Creation of efficient sources of terahertz (THz) radiation is of high importance for various fields of modern technology, including information transfer, biosensing, security and others. These applications are currently limited due to the lack of compact and reliable solid state sources of THz radiation. Recently we have proposed that the emission rate of THz photons may be increased by bosonic stimulation if the THz transition feeds a condensate of exciton-polaritons [1]. We have developed a quantum theory of vertical cavity surface emitting terahertz lasers. The vertical terahertz lasing coexists with polariton lasing and, consequently, is characterised by a low pumping threshold. The resonant two photon pumping of 2p exciton states in such a cavity may be assured by a conventional vertical cavity light emitting diode (VCLED) emitting in red. The terahertz radiation will be emitted due to the transition from 2p-exciton state to 1s exciton-polariton state, which is expected to be stimulated by the occupation number of the 1s state which may achieve 10000 in the polariton lasing regime.
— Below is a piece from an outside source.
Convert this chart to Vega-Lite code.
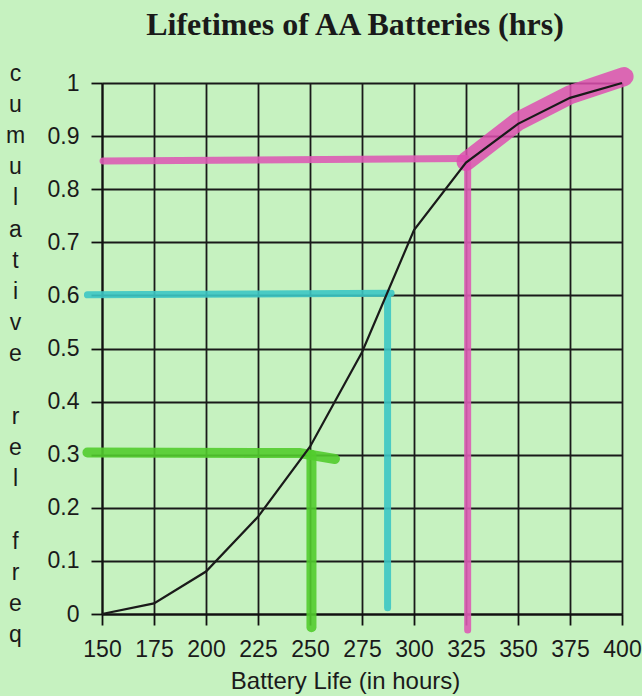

Further improvement of quantum efficiency of bosonic terahertz lasers may be achieved taking advantage of a cascade effect in a parabolic trap where the THz transition between equidistant exciton energy levels is optically allowed [2]. Bosonic cascade lasers are predicted to achieve quantum efficiencies of 500-700% in realistic structures.
[1] A.V. Kavokin, I.A. Shelykh, T. Taylor and M.M. Glazov, Vertical Cavity Surface Emitting Terahertz Lasers, Phys. Rev. Letters, 108, 197401 (2012).
[2] T.C.H. Liew, M.M. Glazov, K.V. Kavokin, I.A. Shelykh, M.A. Kaliteevski, and A.V. Kavokin, Proposal for a Bosonic Cascade Laser, Phys. Rev. Letters, 110, 047402 (2013).